◆ Direction
Repeat every line of the data exactly, but not the pictures.

===== Data shown

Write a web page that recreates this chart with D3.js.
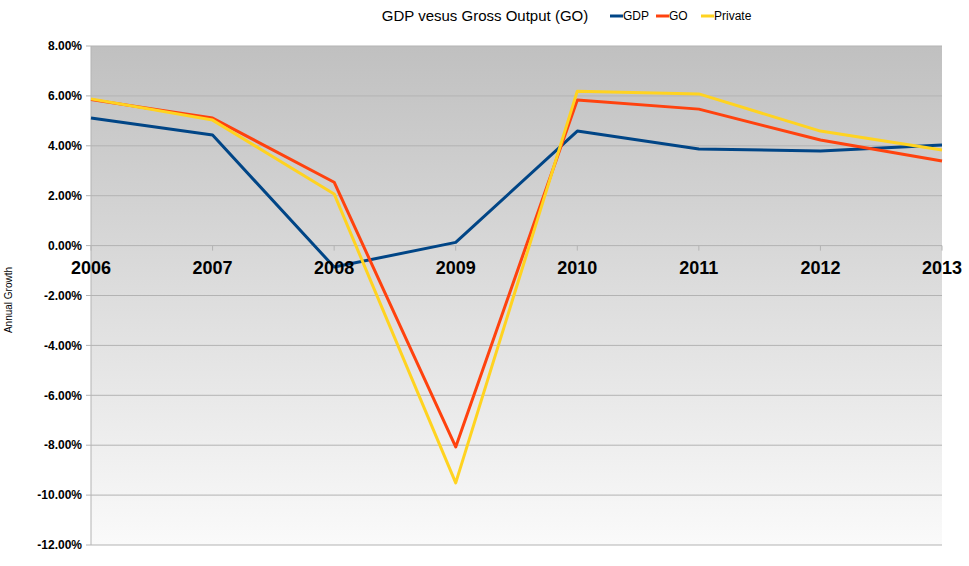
<!DOCTYPE html>
<html>
<head>
<meta charset="utf-8">
<script src="https://d3js.org/d3.v7.min.js"></script>
<style>
  body { margin: 0; background: #fff; }
  text { font-family: "Liberation Sans", Arial, sans-serif; }
</style>
</head>
<body>
<div id="chart"></div>
<script>
const years = ['2006', '2007', '2008', '2009', '2010', '2011', '2012', '2013'];
const gdp = [5.11, 4.43, -0.86, 0.13, 4.59, 3.87, 3.79, 4.03];
const go = [5.85, 5.11, 2.54, -8.07, 5.84, 5.47, 4.23, 3.39];
const priv = [5.88, 5.03, 2.07, -9.51, 6.19, 6.08, 4.59, 3.83];
const yTicks = [8, 6, 4, 2, 0, -2, -4, -6, -8, -10, -12];

const series = [
  { name: 'GDP', values: gdp, color: '#004586' },
  { name: 'GO', values: go, color: '#ff420e' },
  { name: 'Private', values: priv, color: '#ffd320' }
];

const width = 969, height = 566;
const margin = { left: 91, right: 27, top: 46, bottom: 21 };

const svg = d3.select('#chart').append('svg')
  .attr('width', width)
  .attr('height', height);

const x = d3.scalePoint().domain(years).range([margin.left, width - margin.right]);
const y = d3.scaleLinear().domain([-12, 8]).range([height - margin.bottom, margin.top]);

// background gradient
const grad = svg.append('defs').append('linearGradient')
  .attr('id', 'bg').attr('x1', 0).attr('y1', 0).attr('x2', 0).attr('y2', 1);
grad.append('stop').attr('offset', '0%').attr('stop-color', '#c0c0c0');
grad.append('stop').attr('offset', '100%').attr('stop-color', '#fafafa');

svg.append('rect')
  .attr('x', margin.left).attr('y', margin.top)
  .attr('width', width - margin.right - margin.left)
  .attr('height', y(-12) - y(8))
  .attr('fill', 'url(#bg)');

// grid lines
svg.append('g').selectAll('line')
  .data(yTicks)
  .join('line')
  .attr('x1', margin.left - 5).attr('x2', width - margin.right)
  .attr('y1', d => y(d)).attr('y2', d => y(d))
  .attr('stroke', '#b3b3b3').attr('stroke-width', 1);

// y axis line
svg.append('line')
  .attr('x1', margin.left).attr('x2', margin.left)
  .attr('y1', y(8)).attr('y2', y(-12))
  .attr('stroke', '#b3b3b3');

// x ticks on zero line
svg.append('g').selectAll('line')
  .data(years)
  .join('line')
  .attr('x1', d => x(d)).attr('x2', d => x(d))
  .attr('y1', y(0)).attr('y2', y(0) + 5)
  .attr('stroke', '#b3b3b3');

// y tick labels
svg.append('g').selectAll('text')
  .data(yTicks)
  .join('text')
  .attr('x', margin.left - 9)
  .attr('y', d => y(d))
  .attr('dy', '0.35em')
  .attr('text-anchor', 'end')
  .attr('font-size', 12)
  .attr('font-weight', 'bold')
  .text(d => d.toFixed(2) + '%');

// y axis title
svg.append('text')
  .attr('transform', `translate(12, 300) rotate(-90)`)
  .attr('text-anchor', 'middle')
  .attr('font-size', 10)
  .text('Annual Growth');

// lines
const line = d3.line()
  .x((d, i) => x(years[i]))
  .y(d => y(d));

svg.append('g').selectAll('path')
  .data(series)
  .join('path')
  .attr('d', d => line(d.values))
  .attr('fill', 'none')
  .attr('stroke', d => d.color)
  .attr('stroke-width', 3)
  .attr('stroke-linejoin', 'round');

// x labels (drawn over lines)
svg.append('g').selectAll('text')
  .data(years)
  .join('text')
  .attr('x', d => x(d))
  .attr('y', y(0) + 28)
  .attr('text-anchor', 'middle')
  .attr('font-size', 18)
  .attr('font-weight', 'bold')
  .text(d => d);

// title
svg.append('text')
  .attr('x', 485).attr('y', 21)
  .attr('text-anchor', 'middle')
  .attr('font-size', 15)
  .text('GDP vesus Gross Output (GO)');

// legend
const legendX = [610, 656, 701];
const leg = svg.append('g').selectAll('g')
  .data(series)
  .join('g')
  .attr('transform', (d, i) => `translate(${legendX[i]}, 16)`);
leg.append('line')
  .attr('x1', 0).attr('x2', 13)
  .attr('stroke', d => d.color).attr('stroke-width', 3);
leg.append('text')
  .attr('x', 13).attr('dy', '0.35em')
  .attr('font-size', 12)
  .text(d => d.name);
</script>
</body>
</html>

==========

◆ Exercise answer
Write a web page that recreates this chart with D3.js.
<!DOCTYPE html>
<html>
<head>
<meta charset="utf-8">
<script src="https://d3js.org/d3.v7.min.js"></script>
<style>
  body { margin: 0; background: #fff; }
  text { font-family: "Liberation Sans", Arial, sans-serif; }
</style>
</head>
<body>
<div id="chart"></div>
<script>
const years = ['2006', '2007', '2008', '2009', '2010', '2011', '2012', '2013'];
const gdp = [5.11, 4.43, -0.86, 0.13, 4.59, 3.87, 3.79, 4.03];
const go = [5.85, 5.11, 2.54, -8.07, 5.84, 5.47, 4.23, 3.39];
const priv = [5.88, 5.03, 2.07, -9.51, 6.19, 6.08, 4.59, 3.83];
const yTicks = [8, 6, 4, 2, 0, -2, -4, -6, -8, -10, -12];

const series = [
  { name: 'GDP', values: gdp, color: '#004586' },
  { name: 'GO', values: go, color: '#ff420e' },
  { name: 'Private', values: priv, color: '#ffd320' }
];

const width = 969, height = 566;
const margin = { left: 91, right: 27, top: 46, bottom: 21 };

const svg = d3.select('#chart').append('svg')
  .attr('width', width)
  .attr('height', height);

const x = d3.scalePoint().domain(years).range([margin.left, width - margin.right]);
const y = d3.scaleLinear().domain([-12, 8]).range([height - margin.bottom, margin.top]);

// background gradient
const grad = svg.append('defs').append('linearGradient')
  .attr('id', 'bg').attr('x1', 0).attr('y1', 0).attr('x2', 0).attr('y2', 1);
grad.append('stop').attr('offset', '0%').attr('stop-color', '#c0c0c0');
grad.append('stop').attr('offset', '100%').attr('stop-color', '#fafafa');

svg.append('rect')
  .attr('x', margin.left).attr('y', margin.top)
  .attr('width', width - margin.right - margin.left)
  .attr('height', y(-12) - y(8))
  .attr('fill', 'url(#bg)');

// grid lines
svg.append('g').selectAll('line')
  .data(yTicks)
  .join('line')
  .attr('x1', margin.left - 5).attr('x2', width - margin.right)
  .attr('y1', d => y(d)).attr('y2', d => y(d))
  .attr('stroke', '#b3b3b3').attr('stroke-width', 1);

// y axis line
svg.append('line')
  .attr('x1', margin.left).attr('x2', margin.left)
  .attr('y1', y(8)).attr('y2', y(-12))
  .attr('stroke', '#b3b3b3');

// x ticks on zero line
svg.append('g').selectAll('line')
  .data(years)
  .join('line')
  .attr('x1', d => x(d)).attr('x2', d => x(d))
  .attr('y1', y(0)).attr('y2', y(0) + 5)
  .attr('stroke', '#b3b3b3');

// y tick labels
svg.append('g').selectAll('text')
  .data(yTicks)
  .join('text')
  .attr('x', margin.left - 9)
  .attr('y', d => y(d))
  .attr('dy', '0.35em')
  .attr('text-anchor', 'end')
  .attr('font-size', 12)
  .attr('font-weight', 'bold')
  .text(d => d.toFixed(2) + '%');

// y axis title
svg.append('text')
  .attr('transform', `translate(12, 300) rotate(-90)`)
  .attr('text-anchor', 'middle')
  .attr('font-size', 10)
  .text('Annual Growth');

// lines
const line = d3.line()
  .x((d, i) => x(years[i]))
  .y(d => y(d));

svg.append('g').selectAll('path')
  .data(series)
  .join('path')
  .attr('d', d => line(d.values))
  .attr('fill', 'none')
  .attr('stroke', d => d.color)
  .attr('stroke-width', 3)
  .attr('stroke-linejoin', 'round');

// x labels (drawn over lines)
svg.append('g').selectAll('text')
  .data(years)
  .join('text')
  .attr('x', d => x(d))
  .attr('y', y(0) + 28)
  .attr('text-anchor', 'middle')
  .attr('font-size', 18)
  .attr('font-weight', 'bold')
  .text(d => d);

// title
svg.append('text')
  .attr('x', 485).attr('y', 21)
  .attr('text-anchor', 'middle')
  .attr('font-size', 15)
  .text('GDP vesus Gross Output (GO)');

// legend
const legendX = [610, 656, 701];
const leg = svg.append('g').selectAll('g')
  .data(series)
  .join('g')
  .attr('transform', (d, i) => `translate(${legendX[i]}, 16)`);
leg.append('line')
  .attr('x1', 0).attr('x2', 13)
  .attr('stroke', d => d.color).attr('stroke-width', 3);
leg.append('text')
  .attr('x', 13).attr('dy', '0.35em')
  .attr('font-size', 12)
  .text(d => d.name);
</script>
</body>
</html>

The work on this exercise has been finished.